Kardis defined the class as those who had unsolicited charges posted on their accounts. This fit Pederson, who claimed she never agreed to enroll in Privacy Guard. She claimed someone forged her signature on an application.

The definition did not fit those who claimed Trilegiant tricked them into ordering services. Kardis told Maag he could add a plaintiff to assert that claim.

This June 8, Maag moved to amend the complaint. Kardis granted the motion June 28, and Maag filed the amended complaint.

The complaint added Thomas Stackhouse of West Covina, Calif., as a plaintiff.

It claimed that Trilegiant advertised membership services as free or nominal while burying in fine print charges from $49 to $89 a year and that Trilegiant did not cancel memberships when customers asked to cancel.

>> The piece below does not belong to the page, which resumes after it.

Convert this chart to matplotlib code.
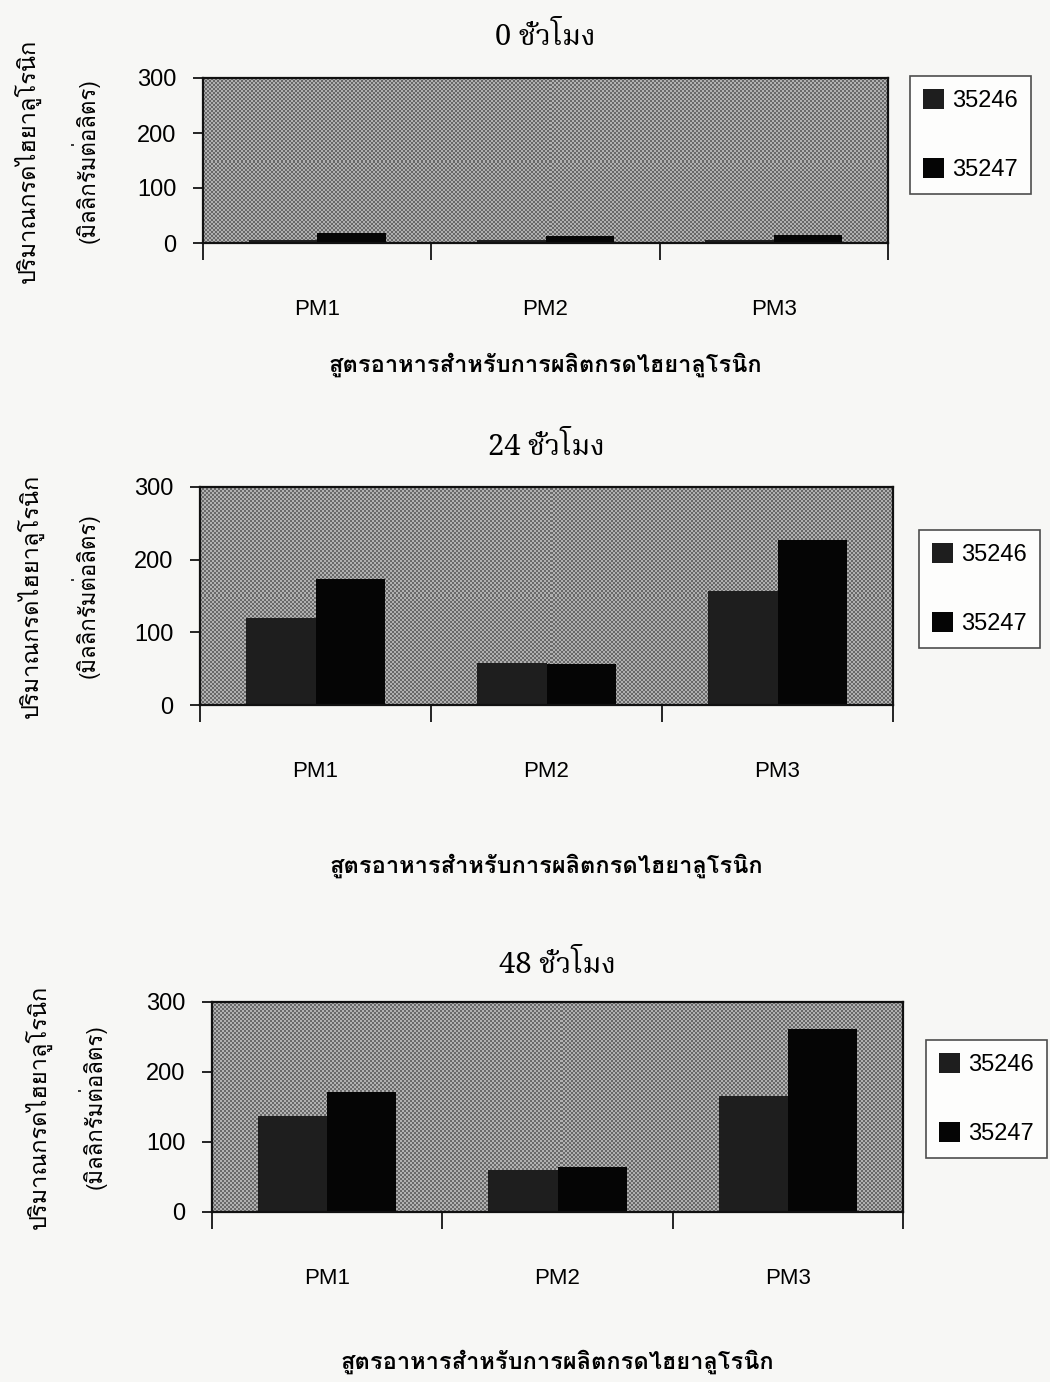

In Trilegiant’s removal notice, Kliebard wrote that Stackhouse brought his claim under a different theory from Pederson. He wrote that Stackhouse did not seek to represent a subclass of the certified class, but sought to represent a different class.

Kliebard relied on a June 7 decision of the U.S. Court of Appeals, Seventh Circuit, in Knudsen vs. Liberty Mutual Insurance.

In that case, Liberty Mutual removed a suit after Knudsen changed the definition of the proposed class. A federal judge remanded the suit. Liberty Mutual appealed.

Seventh Circuit judges upheld the decision to remand, ruling that a new definition did not create a new case. They left an opening for defendants, however, by declaring that a “distinct step” such as a new claim or a new defendant could start new litigation.

And, the 7th U.S. Circuit Court of Appeals recently held that the Class Action Fairness Act applies only to suits that "commence on or after" the day the statute was enacted, according to a report in the Chicago Law Bulletin.

On Aug. 5 a three-judge panel rejected arguments by Pfizer Inc. that a suit filed in an Illinois state court a day before the law was enacted in February should be tried in federal court.

Option One Mortgage's removal notice had also relied on the Knudsen decision.

Removal does not always stick. A federal judge can remand a case to state court.